Gratitude was never once evidenced. In fact, most reactions resembled pity: “Poor naïve researcher, trying to mess up our fundraising expertise with science.”
I was too green and inexperienced to push back on the last reaction—the “who are these people” reaction. Today, it’s widely understood that this is why we use models: to find the unknown prospect—the whale swimming below the surface. We can use what we know about the people who do make big gifts to create models that identify those we never thought of as major gift prospects, but who match our model.
I will confess that this early experience with models made me a non-believer for quite a while. I became a champion of public data wealth screening. This takes what the prospect researcher does every day and soups it up to append public data to more records faster than ever before. It shifts the emphasis from reactive research to proactive by sorting your wealth screening results to reveal unexpected wealth. It’s an alternative way to spot the whales, and it’s a good one.

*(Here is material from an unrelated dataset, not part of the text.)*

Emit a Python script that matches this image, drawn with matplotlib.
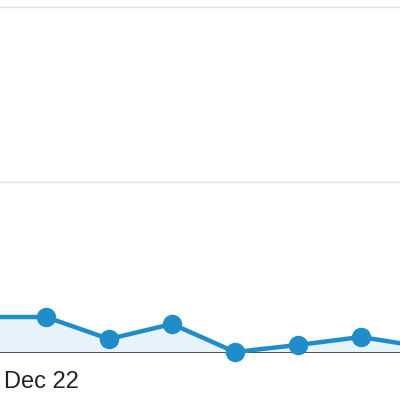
import matplotlib
matplotlib.use("Agg")
import matplotlib.pyplot as plt

x_idx = [-1, 0, 1, 2, 3, 4, 5, 6]
values = [36, 36, 14, 29, 1, 8, 16, 6]
grid_vals = [171, 346]
label = "Dec 22"

fig = plt.figure(figsize=(4, 4), dpi=100)
ax = fig.add_axes([0, 47/400, 1, 1 - 47/400])
ax.set_xlim(-46/63, (400-46)/63)
ax.set_ylim(0, 353)
for g in grid_vals:
    ax.axhline(g, color="#e3e3e3", lw=1, zorder=0)
ax.fill_between(x_idx, values, 0, color="#e6f3fa", zorder=1)
ax.axhline(0, color="#333333", lw=1.2, zorder=2)
ax.plot(x_idx, values, color="#1f8dc7", lw=3.2, marker="o", ms=13, zorder=3, clip_on=False)
ax.axis("off")
fig.text(4/400, 1 - 382/400, label, fontsize=17, color="#222222", va="center", ha="left", family="Liberation Sans")
fig.savefig("out.png", dpi=100)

Wealth screening has its own set of problems, though. Just because someone is wealthy, does not mean they are going to give you a gift. And then there’s that annoying problem of privacy and respectful donor stewardship. Most wealth is private. I’ve handed profiles to major gift officers who threw them down in disgust, telling me that they know for a fact that this prospect has way more wealth than the profile reflects. Well, their inherited wealth, their private investments, their valuable collections—all private information. No researcher can put a precise value on any of that.
Over the years, I’ve learned that neither models nor wealth screening will save fundraising for nonprofits. In fact, I believe that they work very well hand in hand when there’s money in the budget and you have the staff and the expertise to make use of both. Sometimes you must make choices. And when you have to make choices, I’ve come full circle. A well-designed modeling project can do more to provide structure and direction to a fundraising program than can wealth screening alone.
What does it mean to have a well-designed project? To preface, I am not a statistician. I don’t make models. But after 14 years of delivering and selling them, I’ve learned a few things about what it takes to make good models—things that will make any statistical analysis better. Without these fundamentals, you could end up completely off the rails.
- Garbage in, garbage out. You need accurate demographic data about your prospects in order to make valid models. Get the deceased people out of the database. Clean up those addresses, make them as current as possible. As much as possible, identify which of the several addresses you might have for the constituent is the home address. That is the most relevant address to use in your modeling. The presence of other addresses might turn out to be useful, but nothing beats the home address for what it tells you about the life and situation of your prospect.
- Don’t assume you know what will turn out to be predictive. You may know in your gut that alumni who were part of the Greek system tend to be good donors, but it may turn out to be something else, or a cluster of other somethings, that becomes the key to predicting giving. Let go of your pet variables and let the statistics speak for themselves.
- Watch out for endogenous variables – the variables that are in some way the cause or the result of the thing you’re trying to predict. Endogenous variables always have a strong correlation to your dependent variable, but they are not necessarily predictive. You’re making a model for a women’s college and it turns out that gender is predictive? Imagine that! You might find that knowing someone’s email address is correlated with giving. Is it also possible that people who give are more likely to share their email with you?
- Correlation is not always causation. If you find that most of your donors were born before 1965, that might be predictive, but not if most of your constituent population is of a similar vintage. Your model can’t just show what your best donors have in common. It must show what makes them different from those who were given the opportunity to give but didn’t.
- Models require a good historical record. If you only have one year of giving data, you can’t predict who is likely to give next year. What separates the one-and-done donor from the truly committed supporter? Without a few years of consistent solicitations and donations, you just don’t have the basis for a strong model.
- As much as possible, append data to your file that comes from the outside. Demographic data, wealth data, philanthropic data, consumer marketing data. These additional data points broaden your view beyond what you have in your own database and may reveal correlations and predictive variables that make your models stronger than they would be if you remain limited to the data you have collected internally.
- Have a plan to use the results. You can create the most perfect model ever devised, but if it doesn’t change something about the way fundraising happens at your organization, it’s just a waste of time and resources. Too many modeling projects have foundered on the shoals of fundraiser indifference. Get buy-in from key stakeholders before you begin and get a commitment to use the results. It really does take a leap of faith for some development officers to reach out to people they don’t know. But the proof of the pudding is in the tasting. Tasting must happen.
Ultimately, a good model is not a crystal ball foretelling the future with precision. It isn’t a guarantee that constituents will behave one way or the other. But a good model is a way to reduce uncertainty. If you pick any constituent at random, you will be highly uncertain that the person will perform any particular action, such as making a gift. But a good predictive model will provide a better filter to highlight those most likely to give or upgrade their gift. You reduce your uncertainty about the outcome of your fundraising by giving your best attention to the highest scoring people. It’s true that not every high scoring person will ultimately do the thing you’re asking for, and some with low scores will do it, even with very little encouragement. But we know that most people give because they are asked to do so. By giving your best effort to those identified by the model, you improve your chances of getting to “yes.”